START

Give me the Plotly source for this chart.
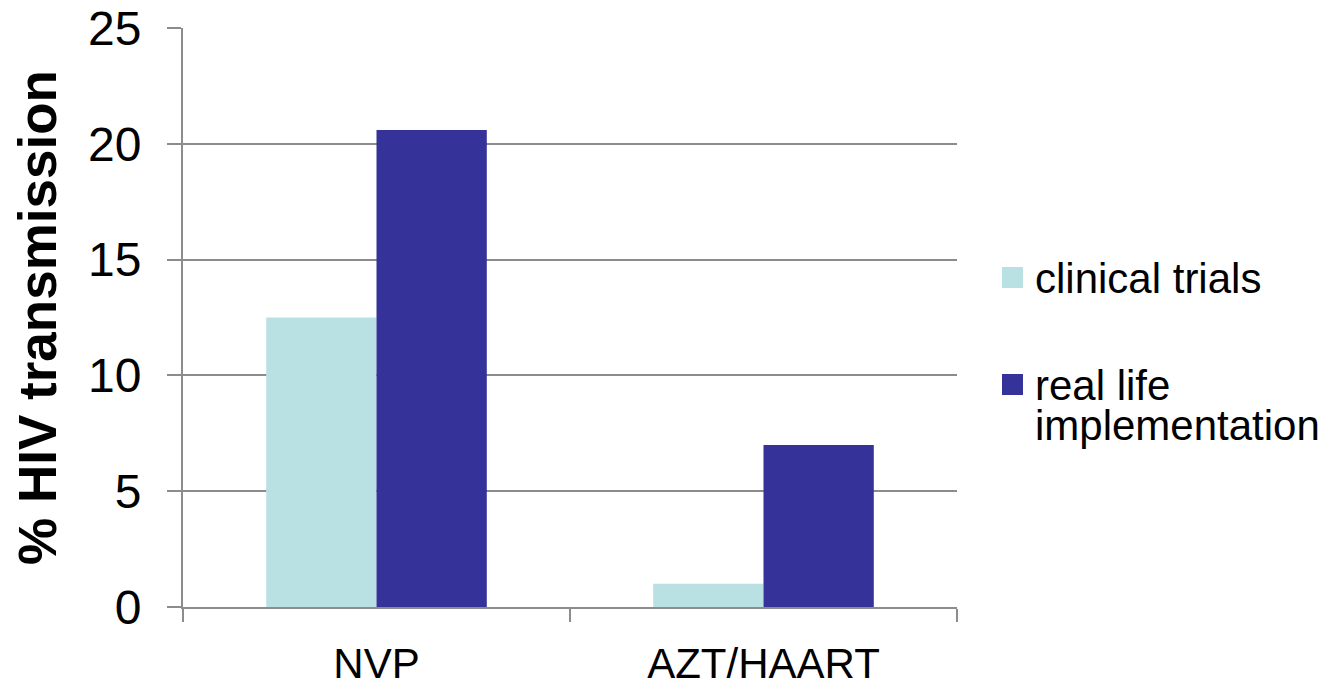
import plotly.graph_objects as go

categories = ["NVP", "AZT/HAART"]
series_names = ["clinical trials", "real life implementation"]
clinical_trials = [12.5, 1.0]
real_life = [20.6, 7.0]
y_ticks = [0, 5, 10, 15, 20, 25]

FONT = "Liberation Sans, Arial, sans-serif"
GRID = "#8c8c8c"
COLORS = ["#b9e0e3", "#353399"]


def px_x(x):
    return (x - 183) / 774


def px_y(y):
    return (607 - y) / 579


fig = go.Figure()
for name, values, color in zip(series_names, [clinical_trials, real_life], COLORS):
    fig.add_trace(go.Bar(
        x=categories, y=values, name=name,
        marker=dict(color=color, line=dict(width=0)), showlegend=False,
    ))

# Legend on the right: coloured square swatches with labels (second one wrapped
# onto two tightly spaced lines, each line a box of its own)
legend_squares = [(COLORS[0], 267), (COLORS[1], 374)]
for color, sq_top in legend_squares:
    fig.add_shape(
        type="rect", xref="paper", yref="paper",
        x0=px_x(1002), x1=px_x(1023), y0=px_y(sq_top), y1=px_y(sq_top + 21),
        fillcolor=color, line=dict(width=0),
    )

legend_lines = [
    ("clinical trials", 254, None),
    ("real life", 361, 39),
    ("implementation", 401, None),
]
for text, top, box_h in legend_lines:
    fig.add_annotation(
        xref="paper", yref="paper", x=px_x(1034), y=px_y(top),
        xanchor="left", yanchor="top", valign="top", showarrow=False,
        height=box_h, borderpad=0,
        text=text, font=dict(size=42, family=FONT, color="black"),
    )

fig.update_layout(
    width=1330, height=688,
    margin=dict(l=183, r=373, t=28, b=81),
    paper_bgcolor="white", plot_bgcolor="white",
    barmode="group", bargap=0.43, bargroupgap=0,
    font=dict(family=FONT, color="black", size=42),
    showlegend=False,
)
fig.update_xaxes(
    automargin=False,
    showline=True, linecolor=GRID, linewidth=2,
    ticks="outside", tickson="boundaries", ticklen=13, tickcolor=GRID, tickwidth=2,
    tickfont=dict(size=42), ticklabelstandoff=19,
)
fig.update_yaxes(
    automargin=False,
    range=[0, 25], tickvals=y_ticks,
    showline=True, linecolor=GRID, linewidth=2,
    showgrid=True, gridcolor=GRID, gridwidth=2,
    ticks="outside", ticklen=14, tickcolor=GRID, tickwidth=2,
    tickfont=dict(size=48), ticklabelstandoff=16,
    zeroline=False,
    title=dict(text="<b>% HIV transmission</b>", font=dict(size=53), standoff=14),
)

fig.write_html("out.html")
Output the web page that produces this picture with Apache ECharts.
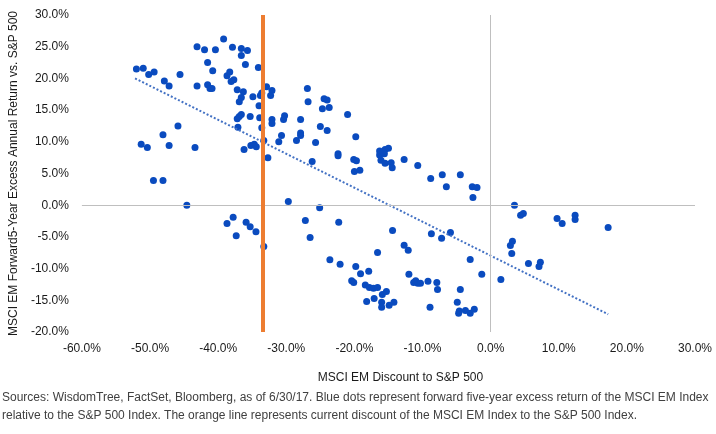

END

Write out the entries again, exactly as given, skipping any images.

Give me the Plotly source for this chart.
import plotly.graph_objects as go

categories = ["NVP", "AZT/HAART"]
series_names = ["clinical trials", "real life implementation"]
clinical_trials = [12.5, 1.0]
real_life = [20.6, 7.0]
y_ticks = [0, 5, 10, 15, 20, 25]

FONT = "Liberation Sans, Arial, sans-serif"
GRID = "#8c8c8c"
COLORS = ["#b9e0e3", "#353399"]


def px_x(x):
    return (x - 183) / 774


def px_y(y):
    return (607 - y) / 579


fig = go.Figure()
for name, values, color in zip(series_names, [clinical_trials, real_life], COLORS):
    fig.add_trace(go.Bar(
        x=categories, y=values, name=name,
        marker=dict(color=color, line=dict(width=0)), showlegend=False,
    ))

# Legend on the right: coloured square swatches with labels (second one wrapped
# onto two tightly spaced lines, each line a box of its own)
legend_squares = [(COLORS[0], 267), (COLORS[1], 374)]
for color, sq_top in legend_squares:
    fig.add_shape(
        type="rect", xref="paper", yref="paper",
        x0=px_x(1002), x1=px_x(1023), y0=px_y(sq_top), y1=px_y(sq_top + 21),
        fillcolor=color, line=dict(width=0),
    )

legend_lines = [
    ("clinical trials", 254, None),
    ("real life", 361, 39),
    ("implementation", 401, None),
]
for text, top, box_h in legend_lines:
    fig.add_annotation(
        xref="paper", yref="paper", x=px_x(1034), y=px_y(top),
        xanchor="left", yanchor="top", valign="top", showarrow=False,
        height=box_h, borderpad=0,
        text=text, font=dict(size=42, family=FONT, color="black"),
    )

fig.update_layout(
    width=1330, height=688,
    margin=dict(l=183, r=373, t=28, b=81),
    paper_bgcolor="white", plot_bgcolor="white",
    barmode="group", bargap=0.43, bargroupgap=0,
    font=dict(family=FONT, color="black", size=42),
    showlegend=False,
)
fig.update_xaxes(
    automargin=False,
    showline=True, linecolor=GRID, linewidth=2,
    ticks="outside", tickson="boundaries", ticklen=13, tickcolor=GRID, tickwidth=2,
    tickfont=dict(size=42), ticklabelstandoff=19,
)
fig.update_yaxes(
    automargin=False,
    range=[0, 25], tickvals=y_ticks,
    showline=True, linecolor=GRID, linewidth=2,
    showgrid=True, gridcolor=GRID, gridwidth=2,
    ticks="outside", ticklen=14, tickcolor=GRID, tickwidth=2,
    tickfont=dict(size=48), ticklabelstandoff=16,
    zeroline=False,
    title=dict(text="<b>% HIV transmission</b>", font=dict(size=53), standoff=14),
)

fig.write_html("out.html")
Output the web page that produces this picture with Apache ECharts.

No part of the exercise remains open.